Of course, the reverse is also true, I assume. Refusing to be taught, to learn or to be “bought” by others opens us (me) up to closing ourselves off.

Later in the album, I’m reminded of my travels to the east coast, while family and Nicole were in Texas, with “Little Wanderer.” I recall waking up hours before needing to be at the office and arriving hours before anyone else. Partially to support my claim of semi-professionalism and partially because I couldn’t adjust to the time change. I recall thinking that, “the cherry blossoms were blooming / And that I was on [her] mind…” And I would “…[a]lways fall asleep when [she was] waking… [and] count the hours on my hands / Doing the math to the time zone [she’s] at / Is an unseen part of the plan…”

I recall the train ride to New York just to see her and the “…photo out [her] window of Paris / Of what you wish that I could see….” I also recall the reverse – Being the person alone, at home in the Midwest just to “be the lighthouse.”  For months, Nicole and I played this odd dance of being away from each other for work and family reasons just hoping that each other’s “…absence makes us grow fonder / I hope we always feel the same…” and “[w]hen our eyes meet past security, / We embrace in the baggage claim / When we kiss in the baggage claim.”

It’s obvious that much of this album was influenced by Gibbard and his relationship with Deschanel. Many may consider them to be the Indie King and Queen, but I refuse to accept that. If anything, Gibbard and Chris Walla (DCfC producer) share the King’s crown, opposite the true Queen, Jenny Lewis.

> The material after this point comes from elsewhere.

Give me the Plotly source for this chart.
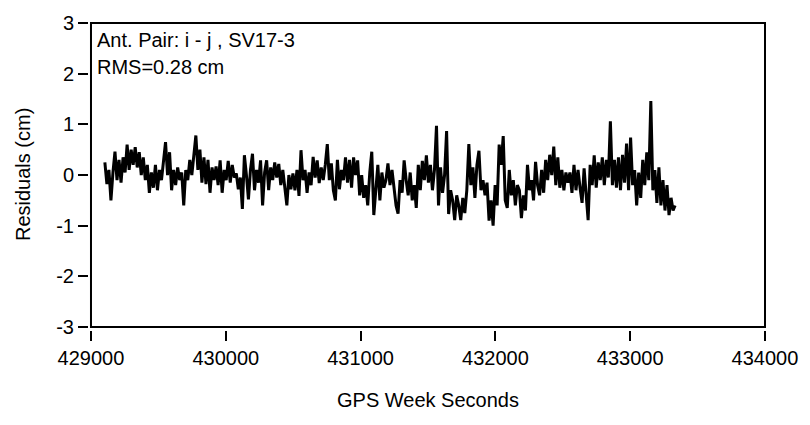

While I could spend hours more on this album and the history of DCfC, I won’t. If you don’t know my relation to Death Cab for Cutie by now, you most likely never will. I was around before they were Death Cab, before they were DCfC, before they were DCFC. I was around when they were, truly, Death Cab For Cutie.

Chris, we miss you. Please come back. As I told my brother, we miss the turn-of-the century albums, like “You Can Play These Songs With Chords,” the EPs, “Something About Airplanes,” “We Have the Facts,” et cetera.